Would you transcribe the whole listing exactly, minus its pictures?

+ + +

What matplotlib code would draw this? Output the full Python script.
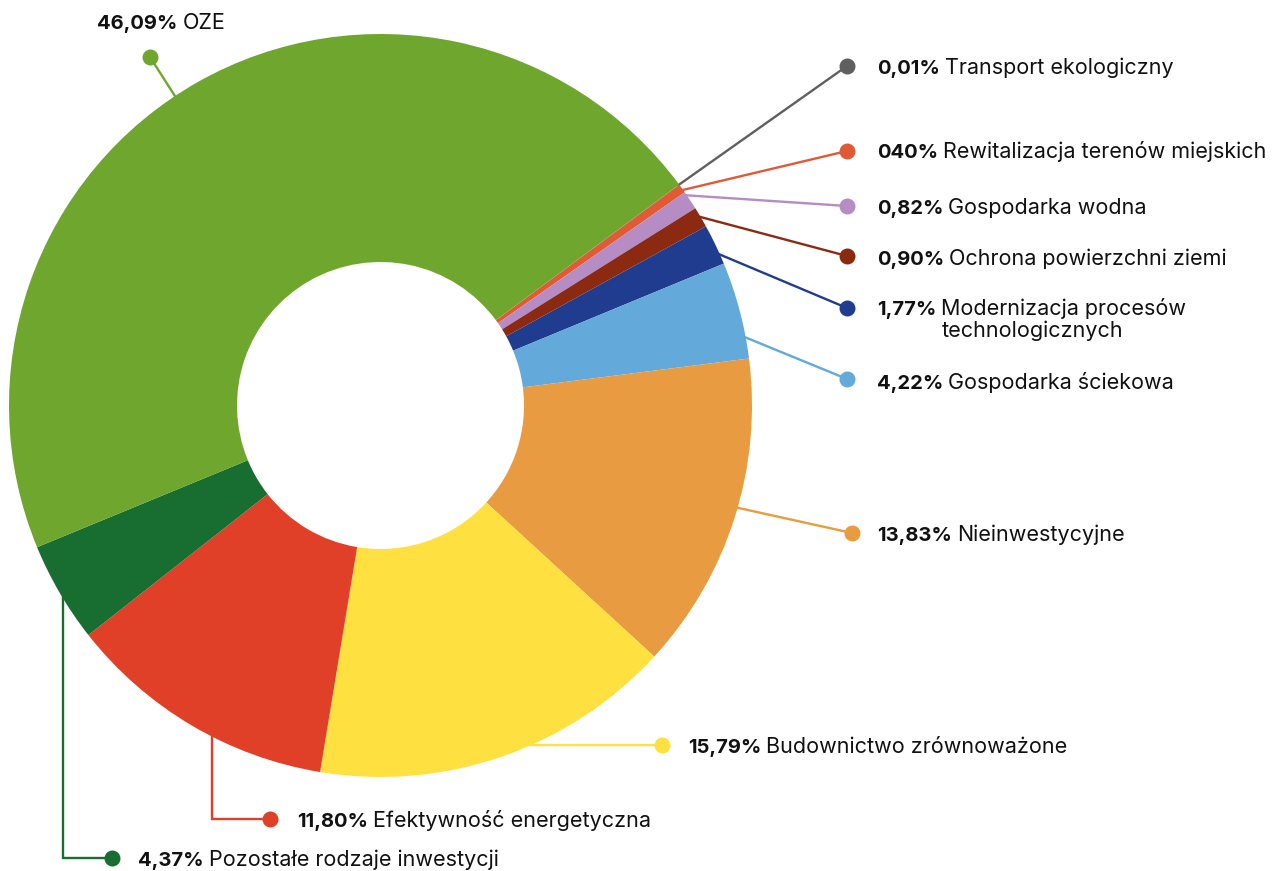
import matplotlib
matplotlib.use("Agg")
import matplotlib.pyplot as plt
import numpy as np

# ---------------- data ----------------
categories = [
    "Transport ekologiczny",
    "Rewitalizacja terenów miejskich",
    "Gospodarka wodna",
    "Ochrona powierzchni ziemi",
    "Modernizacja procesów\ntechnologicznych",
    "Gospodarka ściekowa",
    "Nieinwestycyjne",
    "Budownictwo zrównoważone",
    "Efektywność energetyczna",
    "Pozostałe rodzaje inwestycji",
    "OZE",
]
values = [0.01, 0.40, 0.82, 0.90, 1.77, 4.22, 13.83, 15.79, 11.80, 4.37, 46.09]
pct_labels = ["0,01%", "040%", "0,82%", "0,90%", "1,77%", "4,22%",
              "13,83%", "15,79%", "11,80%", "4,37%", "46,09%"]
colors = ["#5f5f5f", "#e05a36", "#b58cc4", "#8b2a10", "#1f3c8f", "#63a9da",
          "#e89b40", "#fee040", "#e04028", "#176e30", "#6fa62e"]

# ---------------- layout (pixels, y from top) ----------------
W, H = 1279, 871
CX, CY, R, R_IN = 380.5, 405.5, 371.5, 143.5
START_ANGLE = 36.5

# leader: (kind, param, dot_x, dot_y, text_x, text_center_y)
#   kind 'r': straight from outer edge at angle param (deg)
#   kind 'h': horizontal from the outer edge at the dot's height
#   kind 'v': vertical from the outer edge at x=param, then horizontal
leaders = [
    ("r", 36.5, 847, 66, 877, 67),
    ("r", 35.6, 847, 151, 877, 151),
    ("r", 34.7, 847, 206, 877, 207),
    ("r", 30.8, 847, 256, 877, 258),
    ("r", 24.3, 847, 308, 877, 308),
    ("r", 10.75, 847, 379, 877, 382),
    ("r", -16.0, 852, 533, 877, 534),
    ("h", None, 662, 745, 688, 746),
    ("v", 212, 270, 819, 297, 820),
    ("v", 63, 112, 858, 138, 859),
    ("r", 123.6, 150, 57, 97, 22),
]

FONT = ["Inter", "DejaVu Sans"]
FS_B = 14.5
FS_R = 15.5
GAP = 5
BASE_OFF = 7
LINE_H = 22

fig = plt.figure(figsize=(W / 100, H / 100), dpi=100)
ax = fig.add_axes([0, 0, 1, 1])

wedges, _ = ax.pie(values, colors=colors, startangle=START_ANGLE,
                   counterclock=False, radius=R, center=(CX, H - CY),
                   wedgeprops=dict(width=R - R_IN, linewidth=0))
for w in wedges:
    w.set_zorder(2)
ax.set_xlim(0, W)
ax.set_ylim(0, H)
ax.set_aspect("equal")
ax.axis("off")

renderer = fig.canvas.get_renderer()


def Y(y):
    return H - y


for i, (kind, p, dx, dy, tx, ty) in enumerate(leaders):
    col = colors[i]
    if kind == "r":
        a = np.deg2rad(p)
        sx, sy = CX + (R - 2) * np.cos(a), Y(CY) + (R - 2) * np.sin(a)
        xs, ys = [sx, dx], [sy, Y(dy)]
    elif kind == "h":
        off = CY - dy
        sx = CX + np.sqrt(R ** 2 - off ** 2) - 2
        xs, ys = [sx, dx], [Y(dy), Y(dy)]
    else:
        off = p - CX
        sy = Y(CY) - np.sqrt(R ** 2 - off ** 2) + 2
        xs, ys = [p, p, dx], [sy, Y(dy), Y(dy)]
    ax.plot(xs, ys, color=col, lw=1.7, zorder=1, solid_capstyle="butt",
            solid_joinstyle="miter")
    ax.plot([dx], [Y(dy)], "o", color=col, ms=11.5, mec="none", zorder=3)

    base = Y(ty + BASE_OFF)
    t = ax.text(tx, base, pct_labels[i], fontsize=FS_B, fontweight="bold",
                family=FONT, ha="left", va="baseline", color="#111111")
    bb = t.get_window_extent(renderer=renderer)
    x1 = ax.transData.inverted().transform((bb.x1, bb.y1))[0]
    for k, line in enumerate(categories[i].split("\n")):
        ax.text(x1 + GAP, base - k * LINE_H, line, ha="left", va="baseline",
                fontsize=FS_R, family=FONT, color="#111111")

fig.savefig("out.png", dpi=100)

+ + +

■ Response
What matplotlib code would draw this? Output the full Python script.
import matplotlib
matplotlib.use("Agg")
import matplotlib.pyplot as plt
import numpy as np

# ---------------- data ----------------
categories = [
    "Transport ekologiczny",
    "Rewitalizacja terenów miejskich",
    "Gospodarka wodna",
    "Ochrona powierzchni ziemi",
    "Modernizacja procesów\ntechnologicznych",
    "Gospodarka ściekowa",
    "Nieinwestycyjne",
    "Budownictwo zrównoważone",
    "Efektywność energetyczna",
    "Pozostałe rodzaje inwestycji",
    "OZE",
]
values = [0.01, 0.40, 0.82, 0.90, 1.77, 4.22, 13.83, 15.79, 11.80, 4.37, 46.09]
pct_labels = ["0,01%", "040%", "0,82%", "0,90%", "1,77%", "4,22%",
              "13,83%", "15,79%", "11,80%", "4,37%", "46,09%"]
colors = ["#5f5f5f", "#e05a36", "#b58cc4", "#8b2a10", "#1f3c8f", "#63a9da",
          "#e89b40", "#fee040", "#e04028", "#176e30", "#6fa62e"]

# ---------------- layout (pixels, y from top) ----------------
W, H = 1279, 871
CX, CY, R, R_IN = 380.5, 405.5, 371.5, 143.5
START_ANGLE = 36.5

# leader: (kind, param, dot_x, dot_y, text_x, text_center_y)
#   kind 'r': straight from outer edge at angle param (deg)
#   kind 'h': horizontal from the outer edge at the dot's height
#   kind 'v': vertical from the outer edge at x=param, then horizontal
leaders = [
    ("r", 36.5, 847, 66, 877, 67),
    ("r", 35.6, 847, 151, 877, 151),
    ("r", 34.7, 847, 206, 877, 207),
    ("r", 30.8, 847, 256, 877, 258),
    ("r", 24.3, 847, 308, 877, 308),
    ("r", 10.75, 847, 379, 877, 382),
    ("r", -16.0, 852, 533, 877, 534),
    ("h", None, 662, 745, 688, 746),
    ("v", 212, 270, 819, 297, 820),
    ("v", 63, 112, 858, 138, 859),
    ("r", 123.6, 150, 57, 97, 22),
]

FONT = ["Inter", "DejaVu Sans"]
FS_B = 14.5
FS_R = 15.5
GAP = 5
BASE_OFF = 7
LINE_H = 22

fig = plt.figure(figsize=(W / 100, H / 100), dpi=100)
ax = fig.add_axes([0, 0, 1, 1])

wedges, _ = ax.pie(values, colors=colors, startangle=START_ANGLE,
                   counterclock=False, radius=R, center=(CX, H - CY),
                   wedgeprops=dict(width=R - R_IN, linewidth=0))
for w in wedges:
    w.set_zorder(2)
ax.set_xlim(0, W)
ax.set_ylim(0, H)
ax.set_aspect("equal")
ax.axis("off")

renderer = fig.canvas.get_renderer()


def Y(y):
    return H - y


for i, (kind, p, dx, dy, tx, ty) in enumerate(leaders):
    col = colors[i]
    if kind == "r":
        a = np.deg2rad(p)
        sx, sy = CX + (R - 2) * np.cos(a), Y(CY) + (R - 2) * np.sin(a)
        xs, ys = [sx, dx], [sy, Y(dy)]
    elif kind == "h":
        off = CY - dy
        sx = CX + np.sqrt(R ** 2 - off ** 2) - 2
        xs, ys = [sx, dx], [Y(dy), Y(dy)]
    else:
        off = p - CX
        sy = Y(CY) - np.sqrt(R ** 2 - off ** 2) + 2
        xs, ys = [p, p, dx], [sy, Y(dy), Y(dy)]
    ax.plot(xs, ys, color=col, lw=1.7, zorder=1, solid_capstyle="butt",
            solid_joinstyle="miter")
    ax.plot([dx], [Y(dy)], "o", color=col, ms=11.5, mec="none", zorder=3)

    base = Y(ty + BASE_OFF)
    t = ax.text(tx, base, pct_labels[i], fontsize=FS_B, fontweight="bold",
                family=FONT, ha="left", va="baseline", color="#111111")
    bb = t.get_window_extent(renderer=renderer)
    x1 = ax.transData.inverted().transform((bb.x1, bb.y1))[0]
    for k, line in enumerate(categories[i].split("\n")):
        ax.text(x1 + GAP, base - k * LINE_H, line, ha="left", va="baseline",
                fontsize=FS_R, family=FONT, color="#111111")

fig.savefig("out.png", dpi=100)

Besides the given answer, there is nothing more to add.